Saltcrop
- Author: Yume Kitasei
- Audio read by: Eunice Wong
- Cover artist: Jonathan Bush
- Genre: Climate fiction
- Publisher: Flatiron Books
- Publication date: 09/30/2025
- Pages: 384
- ISBN: 9781250380968

= Saltcrop =

2025 climate fiction novel

Saltcrop is a 2025 climate fiction novel by Yume Kitasei set in a near-future where a blight threatens most agriculture.

== Development ==
Kitasei grew up visiting Rhode Island to sail, and she wanted to write a novel to capture the feeling of being out on the sea.

Saltcrop is written in present tense. There are also two point of view switches, resulting in the book being narrated by each of the three sisters.

== Plot ==

Author Yume Kitasei promoting Saltcrop at the 2025 Texas Book Festival in Austin, Texas.

=== Skipper's POV ===
Skipper and Carmen live in a near-future world where food is scarce and wealth inequality is increasing. Their eldest sister, Nora, lives in the city and visits only rarely. When she fails to come home one day, the sisters begin to worry. Skipper fishes for mussels on her ship, the Bumblebee, and decides to take it north to the city to find Nora. Carmen reluctantly comes along, feeling responsible for her younger sister.

Upon arriving in the city, they find Nora's apartment empty. A coworker of Nora's believes she went to work for another corporation, farther north, in the hopes of finding a seed that is resistant to the blight prevalent in their world. Skipper and Carmen continue traveling north and meet Jackson, who offers to help them in their search for Nora. They receive a coded message on the Bumblebee from Nora that Skipper interprets as a message for help.

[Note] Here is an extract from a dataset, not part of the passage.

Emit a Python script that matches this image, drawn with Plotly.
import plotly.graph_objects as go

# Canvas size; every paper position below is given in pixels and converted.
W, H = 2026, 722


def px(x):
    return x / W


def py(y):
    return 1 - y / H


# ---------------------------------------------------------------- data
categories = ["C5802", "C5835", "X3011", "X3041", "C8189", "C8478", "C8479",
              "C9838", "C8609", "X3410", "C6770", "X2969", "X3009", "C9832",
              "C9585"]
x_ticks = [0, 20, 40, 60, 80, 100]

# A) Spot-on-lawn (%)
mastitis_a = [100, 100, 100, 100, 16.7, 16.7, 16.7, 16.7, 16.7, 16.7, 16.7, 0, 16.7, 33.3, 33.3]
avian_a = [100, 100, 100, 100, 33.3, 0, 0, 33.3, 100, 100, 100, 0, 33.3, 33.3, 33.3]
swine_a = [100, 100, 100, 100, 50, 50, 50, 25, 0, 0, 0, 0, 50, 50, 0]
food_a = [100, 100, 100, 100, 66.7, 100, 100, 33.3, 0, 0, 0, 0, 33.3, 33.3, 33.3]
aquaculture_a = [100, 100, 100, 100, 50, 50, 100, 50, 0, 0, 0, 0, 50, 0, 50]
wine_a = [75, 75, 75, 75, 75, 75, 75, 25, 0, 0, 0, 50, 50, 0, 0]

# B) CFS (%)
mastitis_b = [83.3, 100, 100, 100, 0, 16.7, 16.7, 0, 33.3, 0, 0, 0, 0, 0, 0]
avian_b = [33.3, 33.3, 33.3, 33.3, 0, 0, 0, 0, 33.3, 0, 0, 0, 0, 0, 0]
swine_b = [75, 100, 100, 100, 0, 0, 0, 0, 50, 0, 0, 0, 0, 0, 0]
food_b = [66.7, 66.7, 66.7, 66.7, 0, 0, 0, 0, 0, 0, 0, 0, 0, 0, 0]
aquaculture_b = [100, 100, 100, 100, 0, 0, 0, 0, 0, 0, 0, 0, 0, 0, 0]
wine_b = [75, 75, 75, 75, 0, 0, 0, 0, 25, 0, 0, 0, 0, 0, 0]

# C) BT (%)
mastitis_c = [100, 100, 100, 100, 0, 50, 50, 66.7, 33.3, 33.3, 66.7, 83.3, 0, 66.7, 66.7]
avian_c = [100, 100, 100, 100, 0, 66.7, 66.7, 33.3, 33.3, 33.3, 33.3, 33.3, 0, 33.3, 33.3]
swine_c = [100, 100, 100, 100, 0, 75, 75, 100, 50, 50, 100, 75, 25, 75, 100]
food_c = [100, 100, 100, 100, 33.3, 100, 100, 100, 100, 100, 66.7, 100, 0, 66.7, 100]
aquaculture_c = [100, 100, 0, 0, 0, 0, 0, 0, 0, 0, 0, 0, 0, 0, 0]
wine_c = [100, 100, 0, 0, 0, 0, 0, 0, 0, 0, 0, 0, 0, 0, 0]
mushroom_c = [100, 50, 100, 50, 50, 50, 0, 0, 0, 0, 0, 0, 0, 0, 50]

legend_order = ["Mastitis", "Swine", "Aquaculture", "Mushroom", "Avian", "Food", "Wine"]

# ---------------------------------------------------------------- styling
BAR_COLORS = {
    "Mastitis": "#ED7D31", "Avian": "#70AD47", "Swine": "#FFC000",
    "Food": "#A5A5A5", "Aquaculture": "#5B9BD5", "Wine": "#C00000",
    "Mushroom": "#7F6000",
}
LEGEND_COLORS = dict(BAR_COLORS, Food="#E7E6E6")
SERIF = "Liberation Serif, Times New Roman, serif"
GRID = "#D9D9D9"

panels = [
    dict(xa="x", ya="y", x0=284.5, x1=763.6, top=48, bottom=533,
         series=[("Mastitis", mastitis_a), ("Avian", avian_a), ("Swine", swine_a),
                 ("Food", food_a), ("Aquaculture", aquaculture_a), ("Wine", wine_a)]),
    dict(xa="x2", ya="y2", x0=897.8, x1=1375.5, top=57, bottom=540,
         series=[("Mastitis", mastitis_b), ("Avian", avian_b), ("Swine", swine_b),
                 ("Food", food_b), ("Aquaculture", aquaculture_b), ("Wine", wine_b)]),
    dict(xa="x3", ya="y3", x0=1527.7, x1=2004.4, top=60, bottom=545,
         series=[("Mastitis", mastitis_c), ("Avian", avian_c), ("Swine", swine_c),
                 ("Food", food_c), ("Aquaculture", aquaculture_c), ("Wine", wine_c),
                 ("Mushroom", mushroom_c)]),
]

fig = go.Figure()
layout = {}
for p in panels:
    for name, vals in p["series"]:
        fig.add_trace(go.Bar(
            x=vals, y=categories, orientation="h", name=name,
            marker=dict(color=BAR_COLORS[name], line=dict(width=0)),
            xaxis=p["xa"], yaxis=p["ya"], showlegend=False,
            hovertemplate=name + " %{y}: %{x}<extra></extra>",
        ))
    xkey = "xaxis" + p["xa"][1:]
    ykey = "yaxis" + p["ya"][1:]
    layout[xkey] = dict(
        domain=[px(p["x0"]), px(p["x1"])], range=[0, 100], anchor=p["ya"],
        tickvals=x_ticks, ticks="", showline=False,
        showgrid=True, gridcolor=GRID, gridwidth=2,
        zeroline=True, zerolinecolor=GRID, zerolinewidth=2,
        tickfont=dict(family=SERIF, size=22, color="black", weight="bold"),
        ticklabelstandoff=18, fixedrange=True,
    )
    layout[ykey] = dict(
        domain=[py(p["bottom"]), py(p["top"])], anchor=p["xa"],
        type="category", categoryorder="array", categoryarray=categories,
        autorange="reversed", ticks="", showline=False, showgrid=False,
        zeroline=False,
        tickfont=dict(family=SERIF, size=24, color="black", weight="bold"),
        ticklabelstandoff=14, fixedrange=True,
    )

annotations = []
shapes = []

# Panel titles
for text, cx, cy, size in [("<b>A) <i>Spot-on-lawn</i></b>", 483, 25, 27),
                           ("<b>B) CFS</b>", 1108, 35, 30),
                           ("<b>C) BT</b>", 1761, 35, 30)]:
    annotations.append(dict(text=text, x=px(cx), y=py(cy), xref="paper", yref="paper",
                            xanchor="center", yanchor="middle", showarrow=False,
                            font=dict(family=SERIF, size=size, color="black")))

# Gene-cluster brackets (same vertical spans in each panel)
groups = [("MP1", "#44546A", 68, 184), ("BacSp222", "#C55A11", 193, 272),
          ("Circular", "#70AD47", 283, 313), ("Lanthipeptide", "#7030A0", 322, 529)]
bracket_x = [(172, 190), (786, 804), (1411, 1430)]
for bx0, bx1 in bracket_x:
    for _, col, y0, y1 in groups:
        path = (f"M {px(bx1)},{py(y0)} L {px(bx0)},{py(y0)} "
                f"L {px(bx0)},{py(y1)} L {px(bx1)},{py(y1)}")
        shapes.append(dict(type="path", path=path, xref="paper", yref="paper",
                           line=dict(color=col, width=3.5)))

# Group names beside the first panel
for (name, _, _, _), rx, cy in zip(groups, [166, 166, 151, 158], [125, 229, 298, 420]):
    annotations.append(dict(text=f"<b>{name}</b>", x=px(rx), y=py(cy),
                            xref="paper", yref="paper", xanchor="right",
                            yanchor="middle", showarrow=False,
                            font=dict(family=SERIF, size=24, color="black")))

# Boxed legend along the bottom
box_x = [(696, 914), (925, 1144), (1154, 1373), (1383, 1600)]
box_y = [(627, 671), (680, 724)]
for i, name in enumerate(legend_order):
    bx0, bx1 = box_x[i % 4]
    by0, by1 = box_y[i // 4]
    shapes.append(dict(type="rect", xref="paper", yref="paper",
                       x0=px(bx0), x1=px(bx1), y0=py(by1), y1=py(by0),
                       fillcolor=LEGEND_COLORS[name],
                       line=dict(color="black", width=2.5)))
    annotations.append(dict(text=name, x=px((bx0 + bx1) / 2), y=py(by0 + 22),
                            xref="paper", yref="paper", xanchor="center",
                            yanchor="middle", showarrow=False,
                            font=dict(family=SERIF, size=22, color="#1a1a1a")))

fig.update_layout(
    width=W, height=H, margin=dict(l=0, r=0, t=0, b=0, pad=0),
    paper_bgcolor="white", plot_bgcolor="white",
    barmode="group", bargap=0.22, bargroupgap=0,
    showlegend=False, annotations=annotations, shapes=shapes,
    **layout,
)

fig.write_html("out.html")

The voyage to the vault, Nora's holding place, takes over two weeks. During the trip, Carmen and Jackson strike up a romantic relationship. The trio try to stop at land for refueling but come across a cannibalistic society that attempts to eat them; they survive due to Jackson's guns and willingness to kill them all. Skipper disagrees with this approach. As the voyage continues, Jackson's temper gets the better of him multiple times, and the two sisters are eventually forced to throw him overboard after a particularly heated fight.

=== Carmen's POV ===
Skipper and Carmen arrive at Renewal's Vault City. They both are assigned jobs, and Carmen begins to work in the clinic as a nurse. They meet a cast of characters that claim to know where Nora is, who is going by the alias "Aurora," their mother's name. Carmen steals medicines for one of the informants in an attempt to learn more about Nora, but the situation remains uncertain. Finally, Carmen is able to sneak into the vault after meeting a patient in the clinic who recognizes her as Nora's sister. To her surprise, Nora has already escaped and fled. Carmen and Skipper embark on another trip to find their sister.

=== Nora's POV ===
Nora is living in an idyllic country with her adopted teenage daughter. She is actively working on creating a cure for the blight, using the blight-resistant seeds that she found while in the vault at Renewal. Skipper and Carmen are angry at Nora for not being more honest with them about her whereabouts and plans. Reluctantly, Nora reveals that Renewal has not only been making the cure for blight, but also causing the blights, in order to boost business. Nora survived multiple attempts on her life before she escaped the company. Satisfied, Carmen returns home to be with their sick grandmother, and Skipper remains with Nora in the new country.

== Characters ==

- Rosa "Skipper" Shimizu, the naive youngest sister with a love of sailing
- Carmen Shimizu, the responsible middle child who works as a nurse
- Nora Shimizu, the eldest, she works for a corporation in the city
- Grandma, the guardian of the three sisters before she got sick
- Jackson, a man Skipper and Carmen meet on their quest to find Nora who offers to help them

== Reception ==
Saltcrop received starred reviews from Publishers Weekly, Kirkus Reviews, Library Journal, and Shelf Awareness.

In a review for Locus, Niall Harrison praised Saltcrop's dream-like feel, particularly how Kitasei did not explicitly name any modern-day countries or locations of the characters. Harrison described the book as a "fable of the future."

When reviewing for Ancillary Review of Books, Noah Micah criticized how Nora's vague messages and miscommunication between the characters, stating one instance "just feels cartoonish" but described the book overall as "a wonderfully conceptualized climate change disaster story that utilizes its setting and well-written characters."

It was nominated for a 2026 Libby Award and the 2025 Goodreads Readers Choice Awards.